Quando o futuro parece um enclave

Spacca

Considere um futuro em que cidades inteiras não são criadas por governos, mas por empresas privadas, planejadas e controladas por investidores e algoritmos, onde a democracia é substituída por contratos e a polícia por vigilância digital e mecanismos duvidosos de sancionamento imediato. Este futuro já existe e está se ampliando. Diversas iniciativas pelo mundo buscam reinventar os contornos das relações sociais sob a lógica do mercado, com base em tecnologia, dados e contratos inteligente.

O conceito de Network State proposto por Balaji Srinivasan propõe a criação de comunidades digitais soberanas, que se expandem até alcançar reconhecimento internacional como ‘entes’ autônomos. A promessa de inovação, liberdade e autonomia fomenta e manipula, no seu oposto, formas de exclusão social, controle tecnológico e privatização de funções essenciais do Estado. Este pequeno artigo analisa criticamente o impacto dessas iniciativas sobre a soberania estatal, o modelo democrático e as garantias penais e processuais penais.

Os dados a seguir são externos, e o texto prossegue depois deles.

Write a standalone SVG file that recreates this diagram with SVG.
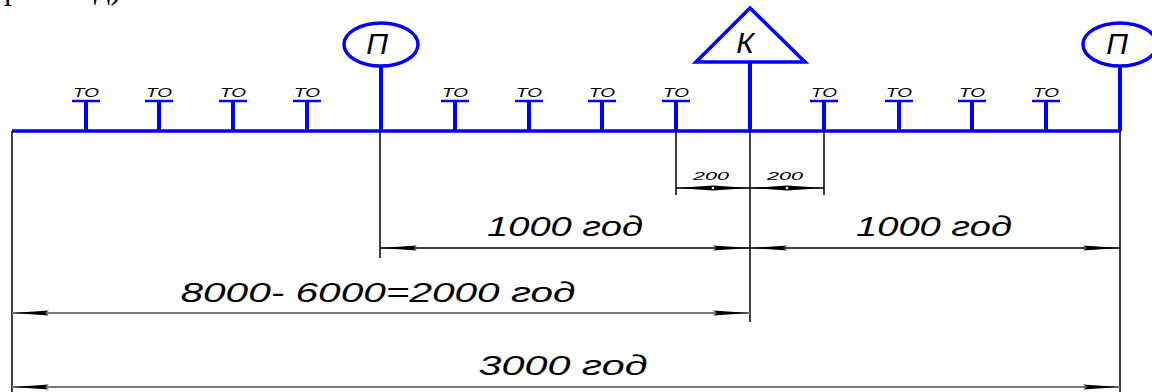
<svg xmlns="http://www.w3.org/2000/svg" width="1152" height="392" viewBox="0 0 1152 392">
<style>
.blue{stroke:#0000ff;fill:none}
.axis{stroke-width:3.5}
.tick{stroke-width:4}
.bar{stroke-width:2.5}
.ext{stroke:#000;stroke-width:1.5;fill:none}
.dim{stroke:#000;stroke-width:1.3;fill:none}
.dimg{stroke:#7a7a7a;stroke-width:2;fill:none}
.to{font-family:"Liberation Sans",Arial,sans-serif;font-style:italic;font-size:12.5px;fill:#000}
.big{font-family:"Liberation Sans",Arial,sans-serif;font-style:italic;font-size:27px;fill:#000}
.sm{font-family:"Liberation Sans",Arial,sans-serif;font-style:italic;font-size:11px;fill:#000}
.lbl{font-family:"Liberation Sans",Arial,sans-serif;font-style:italic;font-size:30px;fill:#000}
.hdr{font-family:"Liberation Serif","Times New Roman",serif;font-size:32px;fill:#000}
</style>
<defs>
<marker id="arr" markerUnits="userSpaceOnUse" markerWidth="40" markerHeight="8" refX="37" refY="4" orient="auto-start-reverse" overflow="visible">
<path d="M37,4 L0,1.6 L4,4 L0,6.4 Z" fill="#000"/>
</marker>
<g id="toTick">
<line x1="0" y1="100" x2="0" y2="131" class="blue tick"/>
<line x1="-14" y1="101" x2="14" y2="101" class="blue bar"/>
<text x="0" y="97" class="to" text-anchor="middle" textLength="26" lengthAdjust="spacingAndGlyphs">TO</text>
</g>
</defs>

<g id="header-fragment">
<text x="4" y="-1" class="hdr">р</text>
<text x="94" y="-1" class="hdr">д)</text>
</g>

<g id="axis">
<line x1="12" y1="131" x2="1121" y2="131" class="blue axis"/>
</g>

<g id="to-ticks">
<use href="#toTick" x="86"/>
<use href="#toTick" x="159"/>
<use href="#toTick" x="233"/>
<use href="#toTick" x="307"/>
<use href="#toTick" x="455"/>
<use href="#toTick" x="529"/>
<use href="#toTick" x="602"/>
<use href="#toTick" x="676"/>
<use href="#toTick" x="824"/>
<use href="#toTick" x="899"/>
<use href="#toTick" x="972"/>
<use href="#toTick" x="1046"/>
</g>

<g id="node-P1">
<line x1="381" y1="66" x2="381" y2="131" class="blue tick"/>
<ellipse cx="381" cy="44.5" rx="37" ry="21.5" class="blue" stroke-width="3.5"/>
<text x="377" y="54" class="lbl" text-anchor="middle">П</text>
</g>

<g id="node-K">
<line x1="750" y1="62" x2="750" y2="131" class="blue tick"/>
<polygon points="750,8 696,62 805,62" class="blue" stroke-width="3.5" stroke-linejoin="miter"/>
<text x="745" y="53" class="lbl" text-anchor="middle">К</text>
</g>

<g id="node-P2">
<line x1="1120" y1="66" x2="1120" y2="131" class="blue tick"/>
<ellipse cx="1120" cy="44.5" rx="37" ry="21.5" class="blue" stroke-width="3.5"/>
<text x="1117" y="54" class="lbl" text-anchor="middle">П</text>
</g>

<g id="connectors">
<line x1="12" y1="131" x2="12" y2="392" class="ext"/>
<line x1="380" y1="131" x2="380" y2="258" class="ext"/>
<line x1="676" y1="131" x2="676" y2="195" class="ext"/>
<line x1="750" y1="131" x2="750" y2="322" class="ext"/>
<line x1="824" y1="131" x2="824" y2="195" class="ext"/>
<line x1="1120" y1="131" x2="1120" y2="392" class="ext"/>

<line x1="676" y1="188" x2="824" y2="188" class="dim" stroke-width="1"/>
<path d="M676,188 L713,185.6 L713,190.4 Z M750,188 L713,185.6 L713,190.4 Z" fill="#000"/>
<path d="M750,188 L787,185.6 L787,190.4 Z M824,188 L787,185.6 L787,190.4 Z" fill="#000"/>
<circle cx="713" cy="188" r="1.6" fill="#fff" stroke="#000" stroke-width="0.6"/>
<circle cx="787" cy="188" r="1.6" fill="#fff" stroke="#000" stroke-width="0.6"/>

<line x1="380" y1="248" x2="750" y2="248" class="dim" marker-start="url(#arr)" marker-end="url(#arr)"/>
<line x1="750" y1="248" x2="1120" y2="248" class="dim" marker-start="url(#arr)" marker-end="url(#arr)"/>

<line x1="12" y1="313" x2="750" y2="313" class="dimg" marker-start="url(#arr)" marker-end="url(#arr)"/>

<line x1="12" y1="387" x2="1120" y2="387" class="dimg" marker-start="url(#arr)" marker-end="url(#arr)"/>
</g>

<g id="dim-labels">
<text x="711" y="180" class="sm" text-anchor="middle" textLength="36" lengthAdjust="spacingAndGlyphs">200</text>
<text x="785" y="180" class="sm" text-anchor="middle" textLength="36" lengthAdjust="spacingAndGlyphs">200</text>
<text x="565" y="236" class="big" text-anchor="middle" textLength="156" lengthAdjust="spacingAndGlyphs">1000 год</text>
<text x="934" y="236" class="big" text-anchor="middle" textLength="156" lengthAdjust="spacingAndGlyphs">1000 год</text>
<text x="378" y="302" class="big" text-anchor="middle" textLength="395" lengthAdjust="spacingAndGlyphs">8000- 6000=2000 год</text>
<text x="563" y="375" class="big" text-anchor="middle" textLength="169" lengthAdjust="spacingAndGlyphs">3000 год</text>
</g>
</svg>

Conceito de Network State de Balaji Srinivasan

Balaji Srinivasan, ex-diretor de tecnologia da Coinbase e investidor de tecnologia, propôs em 2022 a ideia do “Network State” como uma forma de “fundar um novo país” a partir da internet. Em vez de um Estado definido por território contíguo, um Network State começaria como uma comunidade online de milhões de pessoas com identidade nacional compartilhada, usando criptomoedas próprias, que “crowdfunda” territórios dispersos pelo mundo e os costura digitalmente numa nova forma de ente político, buscando eventual reconhecimento diplomático como Estado.

Em síntese, Srinivasan visualiza “sociedades startup” formadas por redes online capazes de evoluir em “network states”, argumentando que as tecnologias digitais estão tornando o Estado-Nação territorial algo obsoleto, assim como canais de irrigação tornaram obsoletos antigos impérios hidráulicos. Os Network States seriam “polidades” transnacionais baseadas na nuvem, organizadas por ideais comuns em vez de geografia, e capacitadas por blockchain, contratos inteligentes e governança algorítmica.

Em seu livro The Network State: How to Start a New Country, Balaji defende que, com protocolos criptográficos e ferramentas online, seria possível proteger direitos individuais (como liberdade de expressão e associação) e implementar uma “governança por código” em substituição às instituições estatais tradicionais. A perspectiva de Srinivasan, apoiada por investidores conservadores e antiestatais como Peter Thiel (cético da democracia liberal), carrega um tom marcadamente tecnoutópico e libertário: defende que as comunidades online poderiam eventualmente negociar independência ou certo tipo soberania junto a Estados existentes, inaugurando um novo paradigma político orientado pelo mercado e pela tecnologia.

Sob o mote de inovação radical, o Network State de Balaji é uma reciclagem .tech de antigas utopias libertárias de escapar do estado-nação, criando bolhas de poder privado, na linha de iniciativas como seasteading (cidades flutuantes autônomas em águas internacionais) ou charter cities em países em desenvolvimento — ou seja, tentativas fracassadas de criar enclaves privados livres de regulações estatais e controle democrático, com o diferencial das novas oportunidades decorrentes do avanço tecnológico. Ainda assim, o poder de sedução captura por indicar um “escape” para os descontentamentos atuais, reorganizando as relações de propriedade e governança de modo a transferir a autoridade dos Estados para entidades privadas transnacionais.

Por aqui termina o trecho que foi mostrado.